Canonical minimal automata for generalised regular expressions
Given a generalised regular expression (GRE) R, this program computes the
canonical minimal (incomplete) deterministic finite automaton (DFA) which
recognises the language described by R and hence solves the
equivalence problem for GREs.
The uniqueness up to isomorphism of the minimal DFA for every
regular language is given by the Myhill–Nerode theorem. The
states of the canonical minimal DFA are usually expressed as equivalence
classes of strings under the Nerode congruence; here they are given
as natural numbers in [0, ..., m-1], indexed in order of the
earliest string in shortlex order to reach each state.
It follows from (Stockmeyer, 1974) that this program runs in non-ELEMENTARY
time in the worst case; i.e. there is no k such that this program
runs in O(2^2^2^...^n) time for a power tower of height k. More
specifically, the height of the power tower is given by the number of
nested complements permitted within the expression.

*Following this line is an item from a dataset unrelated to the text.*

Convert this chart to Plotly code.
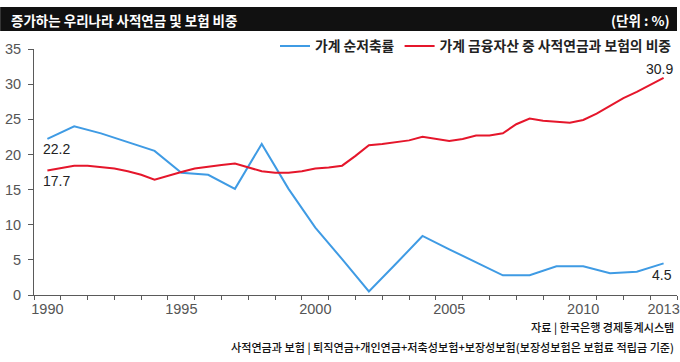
import plotly.graph_objects as go

# ---- data ----
years = [1990, 1991, 1992, 1993, 1994, 1995, 1996, 1997, 1998, 1999, 2000, 2001,
         2002, 2003, 2004, 2005, 2006, 2007, 2008, 2009, 2010, 2011, 2012, 2013]
saving_rate = [22.2, 24.0, 23.0, 21.8, 20.5, 17.4, 17.1, 15.1, 21.5, 15.1, 9.6, 5.1,
               0.5, 4.4, 8.4, 6.5, 4.7, 2.8, 2.8, 4.1, 4.1, 3.1, 3.3, 4.5]

half_years = [1990.0, 1990.5, 1991.0, 1991.5, 1992.0, 1992.5, 1993.0, 1993.5,
              1994.0, 1994.5, 1995.0, 1995.5, 1996.0, 1996.5, 1997.0, 1997.5,
              1998.0, 1998.5, 1999.0, 1999.5, 2000.0, 2000.5, 2001.0, 2001.5,
              2002.0, 2002.5, 2003.0, 2003.5, 2004.0, 2004.5, 2005.0, 2005.5,
              2006.0, 2006.5, 2007.0, 2007.5, 2008.0, 2008.5, 2009.0, 2009.5,
              2010.0, 2010.5, 2011.0, 2011.5, 2012.0, 2012.5, 2013.0]
pension_share = [17.7, 18.1, 18.4, 18.4, 18.2, 18.0, 17.6, 17.1,
                 16.4, 17.0, 17.5, 18.0, 18.3, 18.5, 18.7, 18.1,
                 17.6, 17.4, 17.4, 17.6, 18.0, 18.15, 18.4, 19.8,
                 21.3, 21.5, 21.7, 22.0, 22.5, 22.2, 21.9, 22.2,
                 22.7, 22.7, 23.0, 24.3, 25.1, 24.8, 24.6, 24.5,
                 24.9, 25.8, 26.9, 28.0, 28.9, 29.9, 30.9]

x_tick_vals = [1990, 1995, 2000, 2005, 2010, 2013]
x_tick_text = ["1990", "1995", "2000", "2005", "2010", "2013"]
y_tick_vals = [0, 5, 10, 15, 20, 25, 30, 35]

name_saving = "가계 순저축률"
name_pension = "가계 금융자산 중 사적연금과 보험의 비중"
title_text = "증가하는 우리나라 사적연금 및 보험 비중"
unit_text = "(단위 : %)"
source_text = "자료 | 한국은행 경제통계시스템"
note_text = "사적연금과 보험 | 퇴직연금+개인연금+저축성보험+보장성보험(보장성보험은 보험료 적립금 기준)"

BLUE = "#3f9be4"
RED = "#e5162b"
AXIS = "#5a5a5a"
KR = "Noto Sans CJK KR"
NUM = "Liberation Sans, Arial"

fig = go.Figure()
fig.add_trace(go.Scatter(x=years, y=saving_rate, mode="lines", name=name_saving,
                         line=dict(color=BLUE, width=2)))
fig.add_trace(go.Scatter(x=half_years, y=pension_share, mode="lines", name=name_pension,
                         line=dict(color=RED, width=2)))

W, H = 680, 362
L, R, T, B = 34, 0, 49, 67
pw, ph = W - L - R, H - T - B

def px_x(p):
    return (p - L) / pw

def px_y(p):
    return (H - B - p) / ph

# title bar
fig.add_shape(type="rect", xref="paper", yref="paper",
              x0=px_x(0), x1=px_x(W), y0=px_y(31), y1=px_y(7),
              fillcolor="#111111", line=dict(width=0), layer="above")

annotations = [
    dict(text=title_text, xref="paper", yref="paper", x=px_x(9), y=px_y(19.5),
         xanchor="left", yanchor="middle", showarrow=False,
         font=dict(family=KR, size=13.5, color="white", weight="bold")),
    dict(text=unit_text, xref="paper", yref="paper", x=px_x(675), y=px_y(19.5),
         xanchor="right", yanchor="middle", showarrow=False,
         font=dict(family=KR, size=13.5, color="white", weight="bold")),
    dict(text=source_text, xref="paper", yref="paper", x=px_x(679), y=px_y(327),
         xanchor="right", yanchor="middle", showarrow=False,
         font=dict(family=KR, size=11.1, color="#111", weight=500)),
    dict(text=note_text, xref="paper", yref="paper", x=px_x(679), y=px_y(347),
         xanchor="right", yanchor="middle", showarrow=False,
         font=dict(family=KR, size=11.1, color="#111", weight=500)),
    # value labels
    dict(text="22.2", x=years[0], y=saving_rate[0], xref="x", yref="y",
         showarrow=False, xanchor="center", yanchor="middle", xshift=9, yshift=-10,
         font=dict(family=NUM, size=14, color="#222")),
    dict(text="17.7", x=half_years[0], y=pension_share[0], xref="x", yref="y",
         showarrow=False, xanchor="center", yanchor="middle", xshift=9, yshift=-10,
         font=dict(family=NUM, size=14, color="#222")),
    dict(text="4.5", x=years[-1], y=saving_rate[-1], xref="x", yref="y",
         showarrow=False, xanchor="center", yanchor="middle", xshift=-2, yshift=-12,
         font=dict(family=NUM, size=14, color="#222")),
    dict(text="30.9", x=half_years[-1], y=pension_share[-1], xref="x", yref="y",
         showarrow=False, xanchor="center", yanchor="middle", xshift=-4, yshift=9,
         font=dict(family=NUM, size=14, color="#222")),
]

fig.update_layout(
    width=W, height=H,
    margin=dict(l=L, r=R, t=T, b=B, pad=0),
    paper_bgcolor="white", plot_bgcolor="white",
    showlegend=True,
    legend=dict(orientation="h", x=px_x(680), xanchor="right",
                y=px_y(46), yanchor="middle",
                font=dict(family=KR, size=13.8, color="#222", weight="bold"),
                bgcolor="rgba(0,0,0,0)", itemwidth=30, tracegroupgap=0),
    annotations=annotations,
    xaxis=dict(range=[1989.5, 2013.5], tickmode="array", tickvals=x_tick_vals,
               ticktext=x_tick_text, ticks="", showline=True, linecolor=AXIS,
               linewidth=1, showgrid=False, zeroline=False,
               tickfont=dict(family=NUM, size=14.5, color="#555"),
               ticklabelstandoff=1, ticklabeloverflow="allow",
               minor=dict(tickmode="linear", tick0=1989.5, dtick=1, ticks="outside",
                          ticklen=4, tickcolor=AXIS, tickwidth=1, showgrid=False)),
    yaxis=dict(range=[0, 35], tickmode="array", tickvals=y_tick_vals,
               ticks="outside", ticklen=5, tickcolor=AXIS, tickwidth=1,
               showline=True, linecolor=AXIS, linewidth=1, showgrid=False,
               zeroline=False, ticklabelstandoff=4,
               tickfont=dict(family=NUM, size=14.5, color="#555")),
)

fig.write_html("out.html", config={"displayModeBar": False},
               post_script="document.body.style.margin='0';document.body.style.overflow='hidden';")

┏━━━━━━━━━━━━━━━━━━━━━━━━━━━━━━━━━━━━━━━━━━━━━━━━━━━━━━━━━━━━┓
┃ GREs are given in postfix notation. Whitespace is ignored. ┃
┠─────────────────────────────┬──────────────────────────────┨
┃ $ nothing │ R+ one or more ┃
┃ % anything │ R! complement ┃
┃ ~ the empty string │ RS, concatenation ┃
┃ . any single character │ RS| union ┃
┃ a the letter ‘a’ │ RS& intersection ┃
┃ R* zero or more │ RS\ difference ┃
┃ R? zero or one │ RS^ symmetric difference ┃
┗━━━━━━━━━━━━━━━━━━━━━━━━━━━━━┷━━━━━━━━━━━━━━━━━━━━━━━━━━━━━━┛
How it works
• Sub-expressions are successively computed via DFA operations and
minimised. At the end, canonicalisation is performed.
• For the base cases $, %, ~, . and a-to-z, DFAs are given
directly.
• For !, &, |, \ and ^, the product construction on DFAs is used.
Only reachable states are constructed, and the argument DFAs are
completed only when necessary (!, both arguments of | and ^, and the
second argument of \).
• For *, + and concat, epsilon-transitions are added and the powerset
construction is used on the resulting NFA. Again only reachable
states are constructed. (? is simple enough that it is just
constructed directly.)
• Minimisation is performed as follows:
1. Unreachable states are removed.
2. Dead states (states that cannot reach a final state) are removed,
except for the start state. These can be found by graph-searching
backwards from each final state.
3. States in the same Nerode congruence class are merged using
Hopcroft’s algorithm.
• Canonicalisation is performed a breadth-first search in alphabetic
order (which naturally visits each state in order of the earliest
string in shortlex order that reaches it). In particular there is
no need to solve the graph isomorphism problem.